As the impeachment trial of Brazil’s President Dilma Rousseff proceeds, I’m reminded of the old saying, “Brazil is not for beginners.” Articles by observers with little inside knowledge of Brazil proclaim the current political and economic crisis in Brazil is a return to the lost decade of the 1980s, when inflation hit over 400% and unemployment was rampant. These observers assume Brazil’s gains of the past twenty years will wash away like sand castles on Copacabana beach.
It’s actually much more complex.
There is no question that Brazil is in serious trouble, but the beginners are making the classic mistake of missing the shift that has fundamentally transformed this country of 200 million people. From 1999-2011, Brazil’s economy expanded, moving over forty million people from poverty to the middle class. Unlike recent periods of economic growth in the United States, where gains have primarily benefited those at the top, Brazil’s season of growth lifted those at the bottom rungs of the economic ladder. During the expansion, the income level of the poorest 40% of the population rose, on average, 7.1% (in real terms), compared to a 4.4% income growth for the population as a whole.
This shift has been much more than a matter of adding money to people’s pockets. There has been a transformation in education and expectations of millions of Brazilians. From 1990 through 2010, Brazil’s increase in the educational attainment of the labor force was one of the fastest on record in the world.
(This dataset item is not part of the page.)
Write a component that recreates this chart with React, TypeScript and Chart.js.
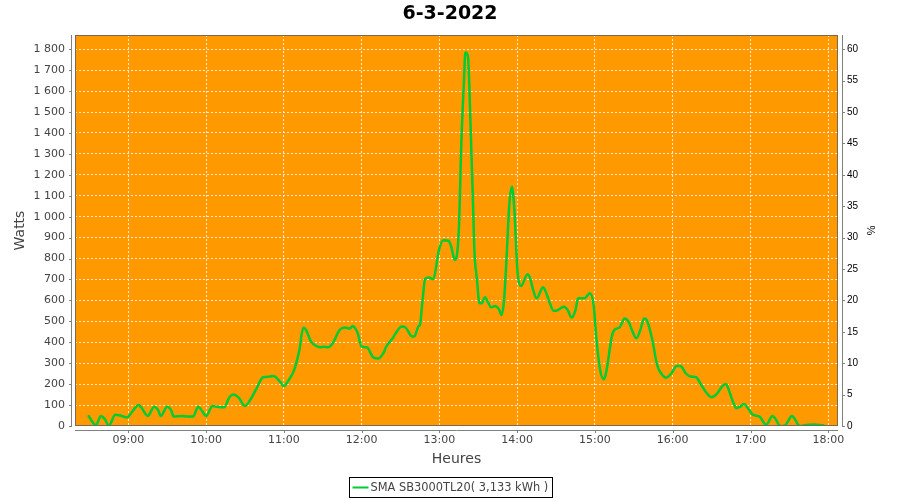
import React, { useEffect, useRef } from 'react';
import { Chart, registerables } from 'chart.js';

Chart.register(...registerables);

// ---------- data ----------
const TITLE = '6-3-2022';
const SERIES_LABEL = 'SMA SB3000TL20( 3,133 kWh )';
const X_TITLE = 'Heures';
const Y_TITLE = 'Watts';
const Y2_TITLE = '%';

const TIMES = [
  '08:29', '08:35', '08:39', '08:42', '08:45', '08:50', '08:55', '08:59', '09:03', '09:08',
  '09:10', '09:15', '09:20', '09:23', '09:25', '09:30', '09:33', '09:35', '09:41', '09:46',
  '09:50', '09:54', '09:56', '10:00', '10:05', '10:08', '10:14', '10:18', '10:21', '10:25',
  '10:30', '10:34', '10:39', '10:44', '10:49', '10:52', '10:57', '11:00', '11:03', '11:08',
  '11:12', '11:15', '11:17', '11:21', '11:26', '11:28', '11:31', '11:34', '11:38', '11:43',
  '11:47', '11:51', '11:53', '11:57', '12:00', '12:04', '12:09', '12:13', '12:17', '12:19',
  '12:24', '12:26', '12:31', '12:34', '12:39', '12:41', '12:44', '12:45', '12:47', '12:49',
  '12:52', '12:55', '13:00', '13:03', '13:07', '13:09', '13:12', '13:15', '13:17', '13:19',
  '13:20', '13:22', '13:24', '13:26', '13:27', '13:29', '13:31', '13:33', '13:35', '13:40',
  '13:43', '13:46', '13:48', '13:50', '13:52', '13:54', '13:56', '13:58', '14:00', '14:01',
  '14:03', '14:08', '14:10', '14:12', '14:15', '14:20', '14:23', '14:25', '14:28', '14:30',
  '14:36', '14:39', '14:42', '14:45', '14:47', '14:52', '14:56', '14:59', '15:01', '15:04',
  '15:07', '15:09', '15:13', '15:15', '15:19', '15:23', '15:26', '15:29', '15:32', '15:35',
  '15:38', '15:40', '15:44', '15:48', '15:51', '15:55', '15:59', '16:03', '16:06', '16:10',
  '16:14', '16:18', '16:22', '16:26', '16:30', '16:34', '16:38', '16:41', '16:44', '16:47',
  '16:49', '16:52', '16:55', '16:58', '17:02', '17:07', '17:12', '17:17', '17:19', '17:23',
  '17:27', '17:32', '17:34', '17:38', '17:43', '17:48', '17:53', '17:57',
];

const WATTS = [
  51, 5, 48, 32, 1, 54, 48, 41, 68, 100,
  89, 48, 92, 76, 48, 92, 76, 45, 48, 45,
  45, 92, 80, 48, 96, 92, 89, 137, 150, 137,
  96, 124, 180, 233, 236, 239, 212, 191, 212, 268,
  363, 469, 460, 403, 379, 376, 379, 376, 398, 459,
  471, 466, 478, 443, 379, 376, 328, 323, 350, 379,
  419, 440, 475, 470, 427, 430, 478, 483, 600, 703,
  710, 701, 849, 888, 885, 860, 793, 936, 1366, 1653,
  1784, 1768, 1446, 1050, 841, 698, 586, 589, 615, 567,
  573, 557, 530, 610, 825, 1064, 1143, 1016, 761, 698,
  669, 725, 706, 658, 610, 663, 626, 590, 551, 551,
  570, 554, 518, 554, 610, 610, 634, 578, 427, 268,
  223, 268, 427, 459, 471, 514, 498, 451, 419, 459,
  514, 506, 419, 291, 252, 231, 252, 287, 287, 252,
  236, 233, 196, 159, 137, 153, 188, 201, 159, 108,
  85, 92, 105, 85, 53, 45, 5, 48, 37, 0,
  5, 48, 35, 0, 5, 7, 5, 3,
];

const HOUR_TICKS = ['09:00', '10:00', '11:00', '12:00', '13:00', '14:00', '15:00', '16:00', '17:00', '18:00'];
const X_RANGE = ['08:18.9', '18:07.5'];
const Y_MAX = 1868;
const Y2_MAX = 62.27;

// ---------- helpers ----------
const toMin = (t: string) => {
  const [h, m] = t.split(':').map(Number);
  return h * 60 + m;
};
const fmtTime = (v: number) => {
  const h = Math.floor(v / 60);
  const m = Math.round(v - h * 60);
  return `${String(h).padStart(2, '0')}:${String(m).padStart(2, '0')}`;
};
const fmtThousands = (v: number) => {
  const s = String(Math.round(v));
  return s.replace(/\B(?=(\d{3})+(?!\d))/g, ' ');
};

const AXIS_GREY = '#808080';
const TEXT_GREY = '#444444';
const LINE_GREEN = '#00cc33';

const decorPlugin = {
  id: 'decor',
  beforeDraw(chart: any) {
    const { ctx, chartArea: a } = chart;
    ctx.save();
    ctx.fillStyle = '#ff9900';
    ctx.fillRect(a.left, a.top, a.right - a.left, a.bottom - a.top);
    ctx.restore();
  },
  afterDraw(chart: any) {
    const { ctx, chartArea: a } = chart;
    const sx = chart.scales.x;
    const sy = chart.scales.y;
    const sy2 = chart.scales.y2;
    ctx.save();
    // plot outline
    ctx.strokeStyle = '#7a6a55';
    ctx.lineWidth = 1;
    ctx.strokeRect(a.left + 0.5, a.top + 0.5, a.right - a.left - 1, a.bottom - a.top - 1);

    ctx.strokeStyle = AXIS_GREY;
    ctx.beginPath();
    // left axis line + ticks
    const lx = Math.round(a.left) - 4 + 0.5;
    ctx.moveTo(lx, a.top);
    ctx.lineTo(lx, a.bottom + 1);
    sy.ticks.forEach((t: any) => {
      const y = Math.round(sy.getPixelForValue(t.value)) + 0.5;
      ctx.moveTo(lx, y);
      ctx.lineTo(lx - 2.5, y);
    });
    // bottom axis line + ticks
    const by = Math.round(a.bottom) + 4 + 0.5;
    ctx.moveTo(a.left, by);
    ctx.lineTo(a.right, by);
    sx.ticks.forEach((t: any) => {
      const x = Math.round(sx.getPixelForValue(t.value)) + 0.5;
      ctx.moveTo(x, by);
      ctx.lineTo(x, by + 2.5);
    });
    // right axis line + ticks
    const rx = Math.round(a.right) + 4 + 0.5;
    ctx.moveTo(rx, a.top);
    ctx.lineTo(rx, a.bottom + 1);
    sy2.ticks.forEach((t: any) => {
      const y = Math.round(sy2.getPixelForValue(t.value)) + 0.5;
      ctx.moveTo(rx, y);
      ctx.lineTo(rx + 2.5, y);
    });
    ctx.stroke();

    // legend box
    const label = chart.data.datasets[0].label;
    ctx.font = '11.4px "DejaVu Sans"';
    const tw = ctx.measureText(label).width;
    const boxW = Math.round(21 + tw + 4);
    const cx = chart.width / 2;
    const bx = Math.round(cx - boxW / 2) + 0.5;
    const bTop = 477.5;
    const bH = 20;
    ctx.strokeStyle = '#000000';
    ctx.lineWidth = 1;
    ctx.strokeRect(bx, bTop, boxW, bH);
    const my = bTop + bH / 2;
    ctx.strokeStyle = LINE_GREEN;
    ctx.lineWidth = 2;
    ctx.beginPath();
    ctx.moveTo(bx + 3, my);
    ctx.lineTo(bx + 19, my);
    ctx.stroke();
    ctx.fillStyle = TEXT_GREY;
    ctx.textBaseline = 'middle';
    ctx.textAlign = 'left';
    ctx.fillText(label, bx + 21, my + 0.5);
    ctx.restore();
  },
};

export default function App() {
  const ref = useRef<HTMLCanvasElement>(null);

  useEffect(() => {
    if (!ref.current) return;
    const points = TIMES.map((t, i) => ({ x: toMin(t), y: WATTS[i] }));
    const chart = new Chart(ref.current, {
      type: 'line',
      data: {
        datasets: [
          {
            label: SERIES_LABEL,
            data: points,
            borderColor: LINE_GREEN,
            backgroundColor: LINE_GREEN,
            borderWidth: 2.5,
            pointRadius: 0,
            cubicInterpolationMode: 'monotone',
            fill: false,
          },
        ],
      },
      options: {
        animation: false,
        responsive: true,
        maintainAspectRatio: false,
        layout: { padding: { left: 0, right: 0, top: 0, bottom: 26 } },
        plugins: {
          legend: { display: false },
          tooltip: { enabled: false },
          title: {
            display: true,
            text: TITLE,
            color: '#000000',
            font: { family: '"DejaVu Sans"', size: 19, weight: 'bold', lineHeight: 1.2 },
            padding: { top: 3, bottom: 9.2 },
          },
        },
        scales: {
          x: {
            type: 'linear',
            position: 'bottom',
            min: toMin(X_RANGE[0]),
            max: toMin(X_RANGE[1]),
            afterBuildTicks: (axis: any) => {
              axis.ticks = HOUR_TICKS.map((t) => ({ value: toMin(t) }));
            },
            afterFit: (scale: any) => {
              scale.height = 48;
            },
            ticks: {
              callback: (v: any) => fmtTime(Number(v)),
              color: TEXT_GREY,
              font: { family: '"DejaVu Sans"', size: 11 },
              padding: 8,
              maxRotation: 0,
              autoSkip: false,
            },
            grid: {
              color: 'rgba(255,255,255,0.8)',
              lineWidth: 1,
              drawTicks: false,
            },
            border: { display: false, dash: [2, 2] },
            title: {
              display: true,
              text: X_TITLE,
              color: TEXT_GREY,
              font: { family: '"DejaVu Sans"', size: 14, lineHeight: 1.2 },
              padding: { top: 0, bottom: 6 },
            },
          },
          y: {
            type: 'linear',
            position: 'left',
            min: 0,
            max: Y_MAX,
            afterFit: (scale: any) => {
              scale.width = 75;
            },
            ticks: {
              stepSize: 100,
              includeBounds: false,
              callback: (v: any) => fmtThousands(Number(v)),
              color: TEXT_GREY,
              font: { family: '"DejaVu Sans"', size: 11 },
              padding: 10,
            },
            grid: {
              color: 'rgba(255,255,255,0.8)',
              lineWidth: 1,
              drawTicks: false,
            },
            border: { display: false, dash: [2, 2] },
            title: {
              display: true,
              text: Y_TITLE,
              color: TEXT_GREY,
              font: { family: '"DejaVu Sans"', size: 14, lineHeight: 1.2 },
              padding: { top: 12, bottom: 0 },
            },
          },
          y2: {
            type: 'linear',
            position: 'right',
            min: 0,
            max: Y2_MAX,
            afterFit: (scale: any) => {
              scale.width = 62;
            },
            ticks: {
              stepSize: 5,
              includeBounds: false,
              color: '#000000',
              font: { family: '"Liberation Sans"', size: 10 },
              padding: 9,
            },
            grid: { display: false, drawTicks: false },
            border: { display: false },
            title: {
              display: true,
              text: Y2_TITLE,
              color: '#000000',
              font: { family: '"Liberation Sans"', size: 11, lineHeight: 1.2 },
              padding: { top: 23, bottom: 0 },
            },
          },
        },
      },
      plugins: [decorPlugin],
    } as any);
    return () => chart.destroy();
  }, []);

  return (
    <div style={{ position: 'absolute', left: 0, top: 0, width: 900, height: 500 }}>
      <canvas ref={ref} />
    </div>
  );
}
To get a sense of what this shift means, look deeper than the numbers. I go back to my first trip to Brazil in 1975. Almost before you perceived a person’s gender, you knew their class and status in society. How someone walked and held their head conveyed much more than their economic position—it was a statement of one’s destiny and expectations. Class was identity. It seemed as solid as concrete, serving as a foundation for day-to-day life. And, especially for the poor, the implications were inescapable: if you were born poor, you were destined to die poor.
When I returned to Brazil in 1995, at the beginning of the recent economic boom, the fabric of class was beginning to fray as poor people were finding opportunity. The change was striking: I could feel it in the street. It was no longer so easy to automatically perceive someone’s class at a glance. Class as identity in Brazil had started to crumble. I have returned again and again over the past fifteen years, watching the transformation. Since 2012, I’ve participated in the changes as US-Brazil Connect has joined forces with the Brazilian Confederation of Industry to bring 500 emerging leaders from the US together with 5000 Brazilian students in 32 Brazilian cities for educational exchange and leadership development.
Through our partnerships, our US-Brazil Connect Fellows have gained deep understanding of Brazil’s complexities by working and learning side-by-side with Brazil’s next generation. Over 98% of our US-Brazil Connect Fellows say the best part of our program is connecting with these young Brazilians. We work together intensely, over a period of seven months, including six months via technology and one month on the ground in Brazil. Our Brazilian students are primarily from modest backgrounds, but these backgrounds don’t define them. They have fully embraced the idea that if you work hard, you should be able to get ahead. They have an entrepreneurial spirit and discipline. They are curious and skilled. Connected via technology, they are not just aware of global issues, they have made friends around the world.
In my experience, Brazil’s youth has little faith in political leaders. But they have faith in themselves. And, unlike generations before them who had little hope for the future, this generation has dreams and expectations for a better life. They have rejected the notion that the poor will always be among us.
Any predictions about Brazil’s future must consider the role this generation will play in shaping what is to come. Today, the real question is not whether Brazil will return to the old patterns. Rather, the question is– What future will this new generation create?